Take the lines from the top down to and including the one with "zorder=3, clip_on=False)" and repeat them exactly. Omit images.
## begin Recorded data
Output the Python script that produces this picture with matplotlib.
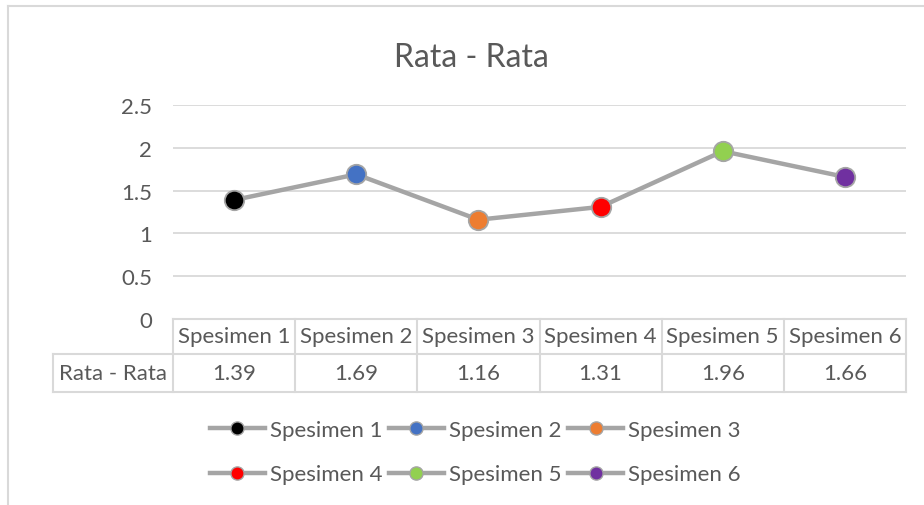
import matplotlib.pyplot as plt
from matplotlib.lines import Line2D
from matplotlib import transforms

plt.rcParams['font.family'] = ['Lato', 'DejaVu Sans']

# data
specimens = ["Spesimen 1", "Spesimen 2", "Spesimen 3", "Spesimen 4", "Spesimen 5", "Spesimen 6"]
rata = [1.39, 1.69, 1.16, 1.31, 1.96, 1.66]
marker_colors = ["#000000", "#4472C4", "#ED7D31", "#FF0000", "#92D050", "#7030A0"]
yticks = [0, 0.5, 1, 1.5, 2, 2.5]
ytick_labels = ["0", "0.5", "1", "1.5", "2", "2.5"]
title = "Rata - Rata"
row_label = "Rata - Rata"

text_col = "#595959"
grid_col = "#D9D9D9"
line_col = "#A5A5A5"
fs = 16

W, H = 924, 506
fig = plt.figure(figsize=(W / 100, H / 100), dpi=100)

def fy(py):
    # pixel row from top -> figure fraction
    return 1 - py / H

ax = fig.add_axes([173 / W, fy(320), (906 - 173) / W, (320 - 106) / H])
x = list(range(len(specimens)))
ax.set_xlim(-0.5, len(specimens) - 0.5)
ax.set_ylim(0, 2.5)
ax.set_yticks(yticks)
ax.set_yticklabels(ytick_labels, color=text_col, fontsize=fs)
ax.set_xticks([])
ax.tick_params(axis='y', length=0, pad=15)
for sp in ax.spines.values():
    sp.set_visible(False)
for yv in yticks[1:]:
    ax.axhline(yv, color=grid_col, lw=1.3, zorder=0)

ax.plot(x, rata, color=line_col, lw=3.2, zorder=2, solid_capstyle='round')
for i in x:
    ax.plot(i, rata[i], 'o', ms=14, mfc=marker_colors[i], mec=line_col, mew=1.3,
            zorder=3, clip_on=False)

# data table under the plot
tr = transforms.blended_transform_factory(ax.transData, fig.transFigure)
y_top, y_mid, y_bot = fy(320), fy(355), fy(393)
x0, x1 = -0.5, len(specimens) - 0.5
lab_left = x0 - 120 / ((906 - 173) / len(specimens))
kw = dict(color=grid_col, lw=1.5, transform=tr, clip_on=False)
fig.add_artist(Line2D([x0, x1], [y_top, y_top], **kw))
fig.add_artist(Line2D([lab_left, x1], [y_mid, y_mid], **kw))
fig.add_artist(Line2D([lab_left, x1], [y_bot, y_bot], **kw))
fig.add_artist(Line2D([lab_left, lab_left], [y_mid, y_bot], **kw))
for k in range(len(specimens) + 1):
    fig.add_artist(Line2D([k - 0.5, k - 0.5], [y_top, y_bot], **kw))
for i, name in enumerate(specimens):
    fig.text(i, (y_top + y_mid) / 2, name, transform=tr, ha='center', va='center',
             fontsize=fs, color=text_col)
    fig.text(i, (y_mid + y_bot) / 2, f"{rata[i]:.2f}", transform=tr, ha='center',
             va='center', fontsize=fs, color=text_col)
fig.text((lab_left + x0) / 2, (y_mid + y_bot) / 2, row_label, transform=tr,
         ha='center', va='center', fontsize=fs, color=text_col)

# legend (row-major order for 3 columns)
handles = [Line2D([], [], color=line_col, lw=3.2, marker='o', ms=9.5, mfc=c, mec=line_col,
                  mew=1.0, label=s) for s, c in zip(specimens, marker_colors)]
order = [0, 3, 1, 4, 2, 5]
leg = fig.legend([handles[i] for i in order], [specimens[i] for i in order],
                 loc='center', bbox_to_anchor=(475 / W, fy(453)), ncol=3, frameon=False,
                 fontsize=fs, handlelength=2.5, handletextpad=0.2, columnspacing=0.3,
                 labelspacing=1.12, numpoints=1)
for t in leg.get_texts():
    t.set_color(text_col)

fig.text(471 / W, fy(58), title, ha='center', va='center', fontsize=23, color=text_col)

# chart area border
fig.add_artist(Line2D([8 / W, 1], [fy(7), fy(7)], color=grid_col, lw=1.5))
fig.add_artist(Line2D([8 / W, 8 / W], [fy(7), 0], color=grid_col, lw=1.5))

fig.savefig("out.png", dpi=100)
## end Recorded data
§ In response:
Output the Python script that produces this picture with matplotlib.
import matplotlib.pyplot as plt
from matplotlib.lines import Line2D
from matplotlib import transforms

plt.rcParams['font.family'] = ['Lato', 'DejaVu Sans']

# data
specimens = ["Spesimen 1", "Spesimen 2", "Spesimen 3", "Spesimen 4", "Spesimen 5", "Spesimen 6"]
rata = [1.39, 1.69, 1.16, 1.31, 1.96, 1.66]
marker_colors = ["#000000", "#4472C4", "#ED7D31", "#FF0000", "#92D050", "#7030A0"]
yticks = [0, 0.5, 1, 1.5, 2, 2.5]
ytick_labels = ["0", "0.5", "1", "1.5", "2", "2.5"]
title = "Rata - Rata"
row_label = "Rata - Rata"

text_col = "#595959"
grid_col = "#D9D9D9"
line_col = "#A5A5A5"
fs = 16

W, H = 924, 506
fig = plt.figure(figsize=(W / 100, H / 100), dpi=100)

def fy(py):
    # pixel row from top -> figure fraction
    return 1 - py / H

ax = fig.add_axes([173 / W, fy(320), (906 - 173) / W, (320 - 106) / H])
x = list(range(len(specimens)))
ax.set_xlim(-0.5, len(specimens) - 0.5)
ax.set_ylim(0, 2.5)
ax.set_yticks(yticks)
ax.set_yticklabels(ytick_labels, color=text_col, fontsize=fs)
ax.set_xticks([])
ax.tick_params(axis='y', length=0, pad=15)
for sp in ax.spines.values():
    sp.set_visible(False)
for yv in yticks[1:]:
    ax.axhline(yv, color=grid_col, lw=1.3, zorder=0)

ax.plot(x, rata, color=line_col, lw=3.2, zorder=2, solid_capstyle='round')
for i in x:
    ax.plot(i, rata[i], 'o', ms=14, mfc=marker_colors[i], mec=line_col, mew=1.3,
            zorder=3, clip_on=False)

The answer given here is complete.